Very little is known about Basilicata's life. Gerola has suggested that he might have been from Palermo. Other sources tell us that he was from Campania who came to Basilicata for work. When he returned home he would have taken the surname Basilicata. However, it is certain that Basilicata lived on Crete for several years during the first decades of the 17th century, near the end of Venetian presence on the island.
Basilicata probably arrived on Crete around 1609, at a time that the island was an overseas colony of the Republic of Venice known as the Kingdom of Candia after its capital, Candia or Chandax (modern Heraklion). During the course of several years and based on his first hand experience, Basilicata produced three different sets of drawings and maps (dated 1612, 1618–19 and 1629–30). His Atlas, composed around 1618 and today preserved in Museo Correr, is his most famous work.
Basilicata makes skillful use of color to highlight the topography of each region.
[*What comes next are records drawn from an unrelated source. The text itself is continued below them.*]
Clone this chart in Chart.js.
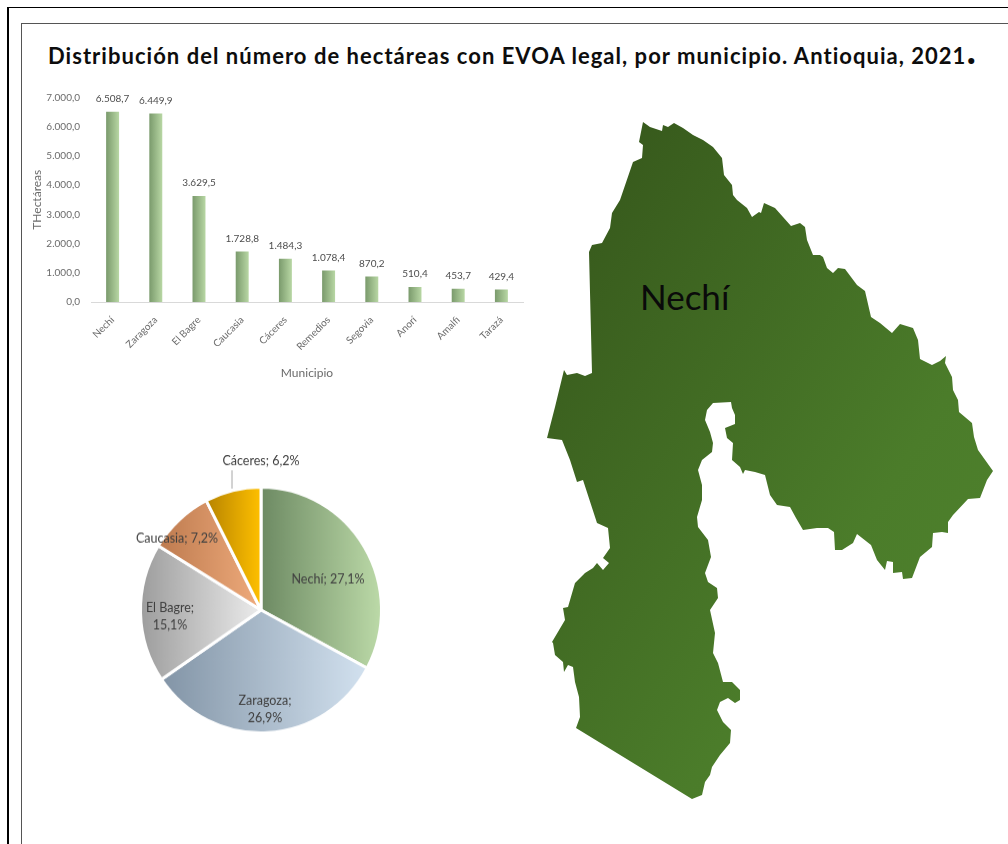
<!DOCTYPE html>
<html>
<head>
<meta charset="utf-8">
<title>EVOA legal por municipio</title>
<script src="https://cdn.jsdelivr.net/npm/chart.js@4"></script>
<style>
    html, body { margin: 0; padding: 0; background: #fff; overflow: hidden; }
    body { width: 1008px; height: 844px; position: relative; font-family: Lato, sans-serif; }
    .frame-outer { position: absolute; left: 7px; top: 7px; width: 1001px; height: 837px; border-left: 2px solid #000; border-top: 1.5px solid #000; }
    .frame-inner { position: absolute; left: 21px; top: 23px; width: 987px; height: 821px; border-left: 1.5px solid #555; border-top: 1.5px solid #555; }
    #title { position: absolute; left: 48px; top: 42px; font-weight: 700; font-size: 22px; letter-spacing: 1.03px; color: #0d0d0d; white-space: nowrap; }
    #title .dot { font-size: 40px; line-height: 10px; }
    #barWrap { position: absolute; left: 22px; top: 85px; width: 510px; height: 300px; }
    #pieWrap { position: absolute; left: 111px; top: 450px; width: 300px; height: 320px; transform: scaleY(1.02); }
    canvas { filter: blur(0.35px); }
    #map { position: absolute; left: 0; top: 0; }
    #map path { filter: blur(0.4px); }
</style>
</head>
<body>
<div class="frame-outer"></div>
<div class="frame-inner"></div>
<div id="title">Distribución del número de hectáreas con EVOA legal, por municipio. Antioquia, 2021<span class="dot">.</span></div>

<svg id="map" width="1008" height="844" viewBox="0 0 1008 844">
    <defs>
        <linearGradient id="mapFill" x1="0" y1="0" x2="1" y2="1">
            <stop offset="0" stop-color="#34541a"/>
            <stop offset="0.65" stop-color="#4b7c2a"/>
            <stop offset="1" stop-color="#50842e"/>
        </linearGradient>
    </defs>
    <path fill="url(#mapFill)" stroke-linejoin="round" d="M643 122 L650 127 662 131 663 125 668 127 674 123 683 128 693 135 703 140 713 147 722 158 724 175 732 185 733 195 737 200 747 208 752 217 759 212 761 213 764 203 775 208 783 217 791 226 800 223 805 227 807 240 813 255 820 255 823 257 827 268 833 273 838 268 845 269 857 285 865 291 871 317 880 323 892 333 900 324 913 328 918 340 920 359 932 365 940 361 946 356 945 363 952 377 953 390 958 400 959 412 972 423 974 437 978 450 993 471 987 480 980 498 968 499 953 515 948 522 948 533 942 532 933 533 932 547 920 557 912 578 903 579 902 572 893 573 893 562 887 561 885 570 877 560 871 545 857 534 853 543 842 550 835 550 834 532 828 528 817 528 803 530 796 518 790 507 777 505 770 495 765 475 755 472 745 470 743 474 740 467 732 460 733 443 727 438 725 428 735 424 735 415 732 408 731 402 713 403 707 410 705 420 710 432 713 443 712 452 702 460 698 470 702 485 702 500 697 517 698 527 708 540 711 557 705 573 708 582 717 588 718 598 710 610 715 633 713 653 718 663 723 682 732 682 740 690 740 700 735 703 728 698 720 702 717 710 723 722 731 730 730 743 720 755 712 767 710 775 705 782 702 795 692 799 576 728 580 717 579 697 575 682 573 667 568 665 564 672 563 662 555 655 553 643 552 642 565 620 563 608 568 607 575 583 585 573 593 568 597 563 603 570 609 563 603 558 610 548 608 528 597 523 583 480 577 482 570 460 562 440 547 438 555 407 564 370 567 375 577 373 585 376 592 373 589 252 592 245 602 243 610 228 612 213 620 200 633 162 642 158 643 145 639 142 Z"/>
    <text x="640" y="310" font-family="Lato, sans-serif" font-size="35" fill="#0a0a0a">Nechí</text>
</svg>

<div id="barWrap"><canvas id="barChart" width="510" height="300"></canvas></div>
<div id="pieWrap"><canvas id="pieChart" width="300" height="320"></canvas></div>

<script>
const municipios = ['Nechí', 'Zaragoza', 'El Bagre', 'Caucasia', 'Cáceres', 'Remedios', 'Segovia', 'Anorí', 'Amalfi', 'Tarazá'];
const hectareas = [6508.7, 6449.9, 3629.5, 1728.8, 1484.3, 1078.4, 870.2, 510.4, 453.7, 429.4];

const pieLabels = ['Nechí', 'Zaragoza', 'El Bagre', 'Caucasia', 'Cáceres'];
const pieValues = [27.1, 26.9, 15.1, 7.2, 6.2];

// dark / light end of the gradient of each slice
const pieDark = ['#6d8a63', '#8294a6', '#9c9c9c', '#bd7a4e', '#b68300'];
const pieLight = ['#bddba9', '#d3e2f0', '#ececec', '#efab7c', '#ffc000'];

// where the labels were placed by hand, relative to the pie centre
const pieLabelLines = [['Nechí; 27,1%'], ['Zaragoza;', '26,9%'], ['El Bagre;', '15,1%'], ['Caucasia; 7,2%'], ['Cáceres; 6,2%']];
const pieLabelOffset = [[67, -30], [4, 97], [-91, 6], [-84, -70], [0, -146]];

// 6508.7 -> 6.508,7
function formatNumber(value) {
    const parts = value.toFixed(1).split('.');
    return parts[0].replace(/\B(?=(\d{3})+$)/g, '.') + ',' + parts[1];
}

function barGradient(context) {
    const chart = context.chart;
    if (!chart.chartArea) return '#9dbb8a';
    const x = chart.scales.x.getPixelForValue(context.dataIndex);
    const g = chart.ctx.createLinearGradient(x - 6.5, 0, x + 6.5, 0);
    g.addColorStop(0, '#7a9a6c');
    g.addColorStop(1, '#b8d7a4');
    return g;
}

function sliceGradient(context) {
    const chart = context.chart;
    if (!chart.chartArea) return pieLight[context.dataIndex];
    const area = chart.chartArea;
    const cx = (area.left + area.right) / 2;
    const r = Math.min(area.width, area.height) / 2;
    const total = pieValues.reduce((a, b) => a + b, 0);
    let start = 0;
    for (let i = 0; i < context.dataIndex; i++) start += pieValues[i] / total;
    const end = start + pieValues[context.dataIndex] / total;
    // horizontal extent of the slice, going round its edge
    let minX = cx, maxX = cx;
    for (let t = start; t <= end; t += 0.005) {
        const px = cx + r * Math.sin(t * 2 * Math.PI);
        minX = Math.min(minX, px);
        maxX = Math.max(maxX, px);
    }
    const g = chart.ctx.createLinearGradient(minX, 0, maxX, 0);
    g.addColorStop(0, pieDark[context.dataIndex]);
    g.addColorStop(1, pieLight[context.dataIndex]);
    return g;
}

const barValueLabels = {
    id: 'barValueLabels',
    afterDatasetsDraw(chart) {
        const ctx = chart.ctx;
        ctx.save();
        ctx.font = '10px Lato, sans-serif';
        ctx.fillStyle = '#4d4d4d';
        ctx.textAlign = 'center';
        ctx.textBaseline = 'bottom';
        chart.getDatasetMeta(0).data.forEach((bar, i) => {
            ctx.fillText(formatNumber(hectareas[i]), bar.x, bar.y - 8);
        });
        ctx.restore();
    }
};

const pieValueLabels = {
    id: 'pieValueLabels',
    afterDatasetsDraw(chart) {
        const ctx = chart.ctx;
        const arc = chart.getDatasetMeta(0).data[0];
        ctx.save();
        ctx.font = '12.5px Lato, sans-serif';
        ctx.fillStyle = '#404040';
        ctx.textAlign = 'center';
        ctx.textBaseline = 'middle';
        pieLabelLines.forEach((lines, i) => {
            const x = arc.x + pieLabelOffset[i][0];
            const y = arc.y + pieLabelOffset[i][1];
            lines.forEach((line, n) => {
                ctx.fillText(line, x, y + (n - (lines.length - 1) / 2) * 17);
            });
        });
        // leader line of Cáceres
        ctx.strokeStyle = '#a6a6a6';
        ctx.lineWidth = 1;
        ctx.beginPath();
        ctx.moveTo(arc.x - 29, arc.y - 137);
        ctx.lineTo(arc.x - 29, arc.y - 119);
        ctx.stroke();
        ctx.restore();
    }
};

new Chart(document.getElementById('barChart'), {
    type: 'bar',
    data: {
        labels: municipios,
        datasets: [{
            data: hectareas,
            backgroundColor: barGradient,
            barPercentage: 0.3,
            categoryPercentage: 1
        }]
    },
    options: {
        responsive: false,
        animation: false,
        layout: { padding: { top: 12.5, right: 9 } },
        plugins: { legend: { display: false }, tooltip: { enabled: false } },
        scales: {
            x: {
                grid: { display: false },
                border: { color: '#d9d9d9' },
                ticks: { color: '#6b6b6b', font: { family: 'Lato', size: 10 }, minRotation: 45, maxRotation: 45, padding: 4 },
                title: { display: true, text: 'Municipio', color: '#6b6b6b', font: { family: 'Lato', size: 12 }, padding: { top: 6, bottom: 5 } },
                afterFit: scale => { scale.height = 83; }
            },
            y: {
                min: 0,
                max: 7000,
                grid: { display: false, drawTicks: false },
                border: { display: false },
                ticks: { stepSize: 1000, color: '#6b6b6b', font: { family: 'Lato', size: 10 }, padding: 11, callback: value => formatNumber(value) },
                title: { display: true, text: 'THectáreas', color: '#6b6b6b', font: { family: 'Lato', size: 12 }, padding: { top: 8, bottom: 0 } },
                afterFit: scale => {
                    scale.width = 69;
                    // tick padding would otherwise push the plot area down
                    scale.paddingTop = 0;
                    scale.paddingBottom = 0;
                }
            }
        }
    },
    plugins: [barValueLabels]
});

new Chart(document.getElementById('pieChart'), {
    type: 'pie',
    data: {
        labels: pieLabels,
        datasets: [{
            data: pieValues,
            backgroundColor: sliceGradient,
            borderColor: '#ffffff',
            borderWidth: 3
        }]
    },
    options: {
        responsive: false,
        animation: false,
        layout: { padding: { left: 28, right: 28, top: 38, bottom: 38 } },
        plugins: { legend: { display: false }, tooltip: { enabled: false } }
    },
    plugins: [pieValueLabels]
});
</script>
</body>
</html>
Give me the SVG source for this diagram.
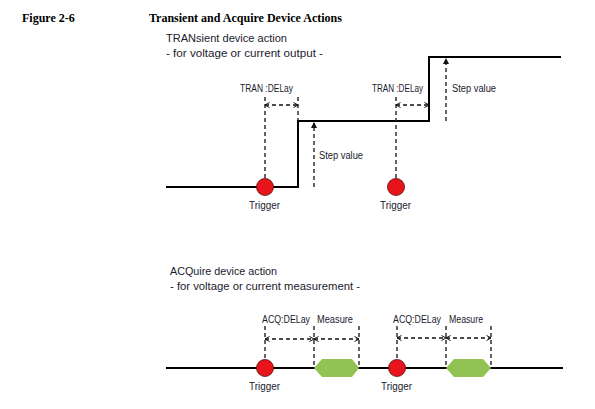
<svg xmlns="http://www.w3.org/2000/svg" width="595" height="409" viewBox="0 0 595 409">
<defs>
<marker id="ah" viewBox="0 0 6 6" refX="5.5" refY="3" markerWidth="6" markerHeight="6" markerUnits="userSpaceOnUse" orient="auto-start-reverse">
<path d="M1,0.5 L5.5,3 L1,5.5" fill="none" stroke="#111" stroke-width="1"/>
</marker>
<marker id="af" viewBox="0 0 6 6" refX="5" refY="3" markerWidth="6" markerHeight="6" markerUnits="userSpaceOnUse" orient="auto">
<path d="M0,0 L6,3 L0,6 Z" fill="#111"/>
</marker>
<style>
.hd{font-family:"Liberation Serif","Times New Roman",serif;font-weight:bold;font-size:12px;fill:#000}
.sub{font-family:"Liberation Sans",Arial,sans-serif;font-size:11.5px;fill:#1a1a2e}
.lb{font-family:"Liberation Sans",Arial,sans-serif;font-size:10px;fill:#1a1a2e}
.wave{fill:none;stroke:#000;stroke-width:2}
.dash{fill:none;stroke:#111;stroke-width:1.3;stroke-dasharray:4,3}
.trig{fill:#e8141b;stroke:#5a0a0a;stroke-width:0.8}
.meas{fill:#92c352}
</style>
</defs>
<g id="header">
<text class="hd" x="22" y="22">Figure 2-6</text>
<text class="hd" x="149" y="22">Transient and Acquire Device Actions</text>
</g>
<g id="tran-titles">
<text class="sub" x="166" y="42" textLength="121" lengthAdjust="spacingAndGlyphs">TRANsient device action</text>
<text class="sub" x="166" y="57" textLength="157" lengthAdjust="spacingAndGlyphs">- for voltage or current output -</text>
</g>
<g id="acq-titles">
<text class="sub" x="170" y="275" textLength="107" lengthAdjust="spacingAndGlyphs">ACQuire device action</text>
<text class="sub" x="170" y="290" textLength="190" lengthAdjust="spacingAndGlyphs">- for voltage or current measurement -</text>
</g>
<g id="connectors">
<polyline class="wave" points="166,187 298,187 298,121 429,121 429,57 561,57"/>
<line class="wave" x1="166" y1="368" x2="563" y2="368"/>
<line class="dash" x1="265" y1="97" x2="265" y2="179"/>
<line class="dash" x1="298" y1="97" x2="298" y2="121"/>
<line class="dash" x1="265" y1="105" x2="298" y2="105" marker-start="url(#ah)" marker-end="url(#ah)"/>
<line class="dash" x1="314" y1="187" x2="314" y2="123" marker-end="url(#af)"/>
<line class="dash" x1="396" y1="97" x2="396" y2="178"/>
<line class="dash" x1="396" y1="105" x2="429" y2="105" marker-start="url(#ah)" marker-end="url(#ah)"/>
<line class="dash" x1="446" y1="121" x2="446" y2="59" marker-end="url(#af)"/>
<line class="dash" x1="265" y1="326" x2="265" y2="360"/>
<line class="dash" x1="314" y1="326" x2="314" y2="368"/>
<line class="dash" x1="359" y1="326" x2="359" y2="368"/>
<line class="dash" x1="265" y1="339" x2="314" y2="339" marker-start="url(#ah)" marker-end="url(#ah)"/>
<line class="dash" x1="314" y1="339" x2="359" y2="339" marker-start="url(#ah)" marker-end="url(#ah)"/>
<line class="dash" x1="397" y1="326" x2="397" y2="360"/>
<line class="dash" x1="446" y1="326" x2="446" y2="368"/>
<line class="dash" x1="491" y1="326" x2="491" y2="368"/>
<line class="dash" x1="397" y1="338" x2="446" y2="338" marker-start="url(#ah)" marker-end="url(#ah)"/>
<line class="dash" x1="446" y1="338" x2="491" y2="338" marker-start="url(#ah)" marker-end="url(#ah)"/>
</g>
<g id="tran-labels">
<text class="lb" x="240" y="92" textLength="53" lengthAdjust="spacingAndGlyphs">TRAN :DELay</text>
<text class="lb" x="372" y="92" textLength="51" lengthAdjust="spacingAndGlyphs">TRAN :DELay</text>
<text class="lb" x="319" y="159" textLength="44" lengthAdjust="spacingAndGlyphs">Step value</text>
<text class="lb" x="452" y="92" textLength="44" lengthAdjust="spacingAndGlyphs">Step value</text>
</g>
<g id="trigger-t1">
<circle class="trig" cx="265" cy="187" r="8.5"/>
<text class="lb" x="249" y="209" textLength="31" lengthAdjust="spacingAndGlyphs">Trigger</text>
</g>
<g id="trigger-t2">
<circle class="trig" cx="396" cy="187" r="8.5"/>
<text class="lb" x="380" y="209" textLength="31" lengthAdjust="spacingAndGlyphs">Trigger</text>
</g>
<g id="trigger-a1">
<circle class="trig" cx="265" cy="368" r="8.5"/>
<text class="lb" x="249" y="390" textLength="31" lengthAdjust="spacingAndGlyphs">Trigger</text>
</g>
<g id="trigger-a2">
<circle class="trig" cx="397" cy="368" r="8.5"/>
<text class="lb" x="381" y="390" textLength="31" lengthAdjust="spacingAndGlyphs">Trigger</text>
</g>
<g id="measure-1">
<polygon class="meas" points="314,368 322,359 352,359 359,368 352,377 322,377"/>
<text class="lb" x="262" y="323" textLength="48" lengthAdjust="spacingAndGlyphs">ACQ:DELay</text>
<text class="lb" x="317" y="323" textLength="36" lengthAdjust="spacingAndGlyphs">Measure</text>
</g>
<g id="measure-2">
<polygon class="meas" points="446,368 454,359 483,359 491,368 483,377 454,377"/>
<text class="lb" x="393" y="323" textLength="48" lengthAdjust="spacingAndGlyphs">ACQ:DELay</text>
<text class="lb" x="449" y="323" textLength="34" lengthAdjust="spacingAndGlyphs">Measure</text>
</g>
</svg>
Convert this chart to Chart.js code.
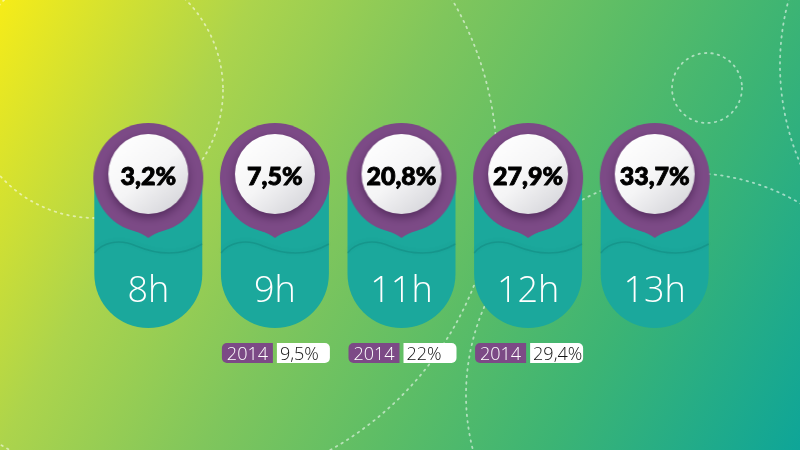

He meticulously draws every important detail in an aesthetically pleasing manner and often uses vantage points which are unusual and original for the time. In addition to maps, Basilicata also produced several manuscripts concerned mainly with the state of the fortifications of Crete, but also its geography, history, archaeology, administration and economy.
It has been suggested that Basilicata's 1612 map was copied by Marco Boschini, whose 1651 map entitled The Entire Kingdom of Candia strongly influenced the cartography of Crete in Italy and abroad. However, other authors do not accept this claim and, despite not denying Basilicata's influence on Boschini's map, consider the latter to be the result of collective work by several engineers.